Required work —
Leave out the pictures, and write out exactly the lines from the beginning of the material to the line holding "ax.set_ylim(0.1, 35)", that line included, and nothing else.

# # # # #

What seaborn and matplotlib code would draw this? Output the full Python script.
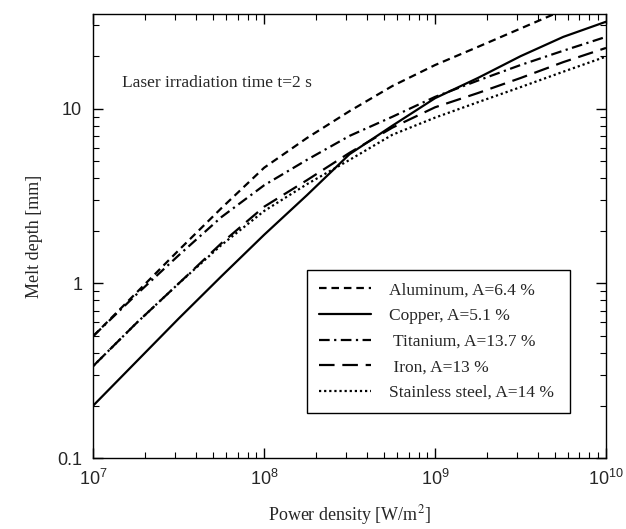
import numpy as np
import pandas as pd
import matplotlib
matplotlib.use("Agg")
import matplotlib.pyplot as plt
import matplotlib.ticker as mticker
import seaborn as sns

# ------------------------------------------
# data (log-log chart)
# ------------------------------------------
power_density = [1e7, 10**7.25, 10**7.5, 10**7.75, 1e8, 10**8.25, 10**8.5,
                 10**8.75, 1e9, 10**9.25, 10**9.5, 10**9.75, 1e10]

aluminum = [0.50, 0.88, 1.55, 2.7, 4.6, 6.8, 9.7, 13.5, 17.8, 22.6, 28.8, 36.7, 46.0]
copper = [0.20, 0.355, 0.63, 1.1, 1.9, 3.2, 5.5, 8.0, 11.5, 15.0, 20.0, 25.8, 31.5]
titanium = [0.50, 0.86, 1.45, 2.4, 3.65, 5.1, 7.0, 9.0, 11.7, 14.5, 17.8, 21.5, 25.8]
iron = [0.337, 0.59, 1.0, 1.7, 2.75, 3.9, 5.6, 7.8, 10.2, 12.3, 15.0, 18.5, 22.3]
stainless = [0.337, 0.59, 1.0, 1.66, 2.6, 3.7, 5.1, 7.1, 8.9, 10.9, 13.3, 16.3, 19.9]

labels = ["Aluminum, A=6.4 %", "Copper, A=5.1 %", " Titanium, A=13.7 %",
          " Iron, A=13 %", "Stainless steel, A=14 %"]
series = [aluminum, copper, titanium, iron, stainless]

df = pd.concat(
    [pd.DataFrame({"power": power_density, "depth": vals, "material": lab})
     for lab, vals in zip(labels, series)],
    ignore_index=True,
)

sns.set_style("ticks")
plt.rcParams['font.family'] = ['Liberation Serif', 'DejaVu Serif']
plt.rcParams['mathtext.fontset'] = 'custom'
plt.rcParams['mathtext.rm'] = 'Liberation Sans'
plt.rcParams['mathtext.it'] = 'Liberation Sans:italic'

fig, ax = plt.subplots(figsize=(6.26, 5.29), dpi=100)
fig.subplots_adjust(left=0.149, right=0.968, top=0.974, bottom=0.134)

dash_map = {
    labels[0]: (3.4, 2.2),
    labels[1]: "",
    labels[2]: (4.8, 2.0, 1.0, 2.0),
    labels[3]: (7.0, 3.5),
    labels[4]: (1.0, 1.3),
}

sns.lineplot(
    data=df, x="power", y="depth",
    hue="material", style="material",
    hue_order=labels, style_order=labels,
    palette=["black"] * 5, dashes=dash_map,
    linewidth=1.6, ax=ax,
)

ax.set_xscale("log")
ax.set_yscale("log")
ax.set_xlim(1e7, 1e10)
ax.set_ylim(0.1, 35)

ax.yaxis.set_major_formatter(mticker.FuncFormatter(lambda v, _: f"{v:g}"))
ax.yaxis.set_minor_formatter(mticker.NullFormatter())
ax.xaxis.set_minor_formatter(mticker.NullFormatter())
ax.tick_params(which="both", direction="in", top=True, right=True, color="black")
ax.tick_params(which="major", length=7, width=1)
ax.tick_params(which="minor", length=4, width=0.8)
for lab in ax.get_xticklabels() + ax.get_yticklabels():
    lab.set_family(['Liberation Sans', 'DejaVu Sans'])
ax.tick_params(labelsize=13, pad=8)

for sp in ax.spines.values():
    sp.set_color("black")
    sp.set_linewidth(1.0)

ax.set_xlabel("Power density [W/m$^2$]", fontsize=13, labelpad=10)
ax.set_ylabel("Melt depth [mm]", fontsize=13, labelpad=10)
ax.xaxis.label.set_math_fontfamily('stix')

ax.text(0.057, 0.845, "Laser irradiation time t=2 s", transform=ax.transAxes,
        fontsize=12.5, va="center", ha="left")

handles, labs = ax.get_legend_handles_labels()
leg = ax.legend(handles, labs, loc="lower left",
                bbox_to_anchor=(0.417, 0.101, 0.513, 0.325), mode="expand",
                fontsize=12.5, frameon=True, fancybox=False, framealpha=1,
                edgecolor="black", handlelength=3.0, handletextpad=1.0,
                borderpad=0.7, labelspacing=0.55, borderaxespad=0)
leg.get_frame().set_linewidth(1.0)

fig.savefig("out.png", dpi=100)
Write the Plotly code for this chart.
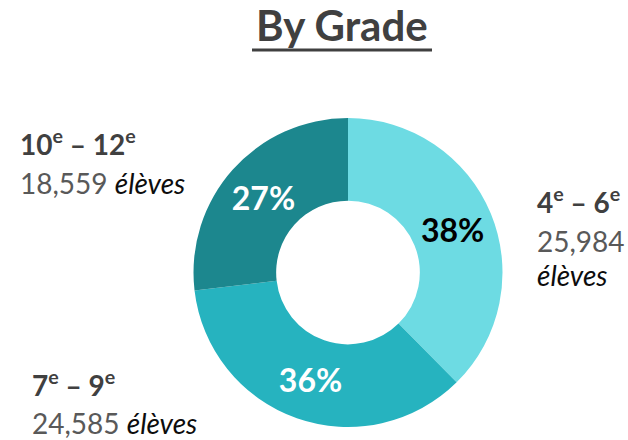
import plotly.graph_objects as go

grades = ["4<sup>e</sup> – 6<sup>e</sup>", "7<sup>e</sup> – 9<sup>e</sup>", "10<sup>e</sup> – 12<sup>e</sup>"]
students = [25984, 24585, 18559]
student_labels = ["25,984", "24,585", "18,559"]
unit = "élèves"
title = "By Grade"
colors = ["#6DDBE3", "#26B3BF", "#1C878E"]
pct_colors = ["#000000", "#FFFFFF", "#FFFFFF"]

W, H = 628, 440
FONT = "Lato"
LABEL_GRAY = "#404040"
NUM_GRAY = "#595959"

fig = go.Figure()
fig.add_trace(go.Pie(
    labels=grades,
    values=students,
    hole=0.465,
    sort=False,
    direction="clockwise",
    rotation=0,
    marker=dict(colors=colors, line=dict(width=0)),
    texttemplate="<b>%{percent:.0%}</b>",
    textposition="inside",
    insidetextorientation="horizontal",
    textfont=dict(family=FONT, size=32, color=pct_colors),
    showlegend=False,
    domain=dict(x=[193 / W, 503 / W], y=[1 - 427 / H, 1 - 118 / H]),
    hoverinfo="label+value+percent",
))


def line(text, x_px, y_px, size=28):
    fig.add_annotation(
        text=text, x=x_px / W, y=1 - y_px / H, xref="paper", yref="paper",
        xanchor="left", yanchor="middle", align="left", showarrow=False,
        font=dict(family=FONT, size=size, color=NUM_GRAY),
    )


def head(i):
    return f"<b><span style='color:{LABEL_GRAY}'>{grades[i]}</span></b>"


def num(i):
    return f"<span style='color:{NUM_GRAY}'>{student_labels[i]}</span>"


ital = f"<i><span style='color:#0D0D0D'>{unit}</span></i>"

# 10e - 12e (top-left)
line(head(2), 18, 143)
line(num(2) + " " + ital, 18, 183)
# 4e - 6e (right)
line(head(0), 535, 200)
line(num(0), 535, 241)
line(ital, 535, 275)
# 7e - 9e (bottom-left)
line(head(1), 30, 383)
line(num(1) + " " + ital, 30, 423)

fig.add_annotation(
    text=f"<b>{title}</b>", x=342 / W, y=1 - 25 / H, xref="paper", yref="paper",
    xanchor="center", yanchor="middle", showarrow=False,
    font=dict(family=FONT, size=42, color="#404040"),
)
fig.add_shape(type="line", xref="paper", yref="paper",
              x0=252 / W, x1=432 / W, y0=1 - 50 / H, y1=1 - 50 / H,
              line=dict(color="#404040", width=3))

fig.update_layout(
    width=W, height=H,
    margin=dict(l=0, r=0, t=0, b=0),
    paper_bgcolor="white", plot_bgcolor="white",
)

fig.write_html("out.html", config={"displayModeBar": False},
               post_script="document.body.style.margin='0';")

# # # # #

The result —
What seaborn and matplotlib code would draw this? Output the full Python script.
import numpy as np
import pandas as pd
import matplotlib
matplotlib.use("Agg")
import matplotlib.pyplot as plt
import matplotlib.ticker as mticker
import seaborn as sns

# ------------------------------------------
# data (log-log chart)
# ------------------------------------------
power_density = [1e7, 10**7.25, 10**7.5, 10**7.75, 1e8, 10**8.25, 10**8.5,
                 10**8.75, 1e9, 10**9.25, 10**9.5, 10**9.75, 1e10]

aluminum = [0.50, 0.88, 1.55, 2.7, 4.6, 6.8, 9.7, 13.5, 17.8, 22.6, 28.8, 36.7, 46.0]
copper = [0.20, 0.355, 0.63, 1.1, 1.9, 3.2, 5.5, 8.0, 11.5, 15.0, 20.0, 25.8, 31.5]
titanium = [0.50, 0.86, 1.45, 2.4, 3.65, 5.1, 7.0, 9.0, 11.7, 14.5, 17.8, 21.5, 25.8]
iron = [0.337, 0.59, 1.0, 1.7, 2.75, 3.9, 5.6, 7.8, 10.2, 12.3, 15.0, 18.5, 22.3]
stainless = [0.337, 0.59, 1.0, 1.66, 2.6, 3.7, 5.1, 7.1, 8.9, 10.9, 13.3, 16.3, 19.9]

labels = ["Aluminum, A=6.4 %", "Copper, A=5.1 %", " Titanium, A=13.7 %",
          " Iron, A=13 %", "Stainless steel, A=14 %"]
series = [aluminum, copper, titanium, iron, stainless]

df = pd.concat(
    [pd.DataFrame({"power": power_density, "depth": vals, "material": lab})
     for lab, vals in zip(labels, series)],
    ignore_index=True,
)

sns.set_style("ticks")
plt.rcParams['font.family'] = ['Liberation Serif', 'DejaVu Serif']
plt.rcParams['mathtext.fontset'] = 'custom'
plt.rcParams['mathtext.rm'] = 'Liberation Sans'
plt.rcParams['mathtext.it'] = 'Liberation Sans:italic'

fig, ax = plt.subplots(figsize=(6.26, 5.29), dpi=100)
fig.subplots_adjust(left=0.149, right=0.968, top=0.974, bottom=0.134)

dash_map = {
    labels[0]: (3.4, 2.2),
    labels[1]: "",
    labels[2]: (4.8, 2.0, 1.0, 2.0),
    labels[3]: (7.0, 3.5),
    labels[4]: (1.0, 1.3),
}

sns.lineplot(
    data=df, x="power", y="depth",
    hue="material", style="material",
    hue_order=labels, style_order=labels,
    palette=["black"] * 5, dashes=dash_map,
    linewidth=1.6, ax=ax,
)

ax.set_xscale("log")
ax.set_yscale("log")
ax.set_xlim(1e7, 1e10)
ax.set_ylim(0.1, 35)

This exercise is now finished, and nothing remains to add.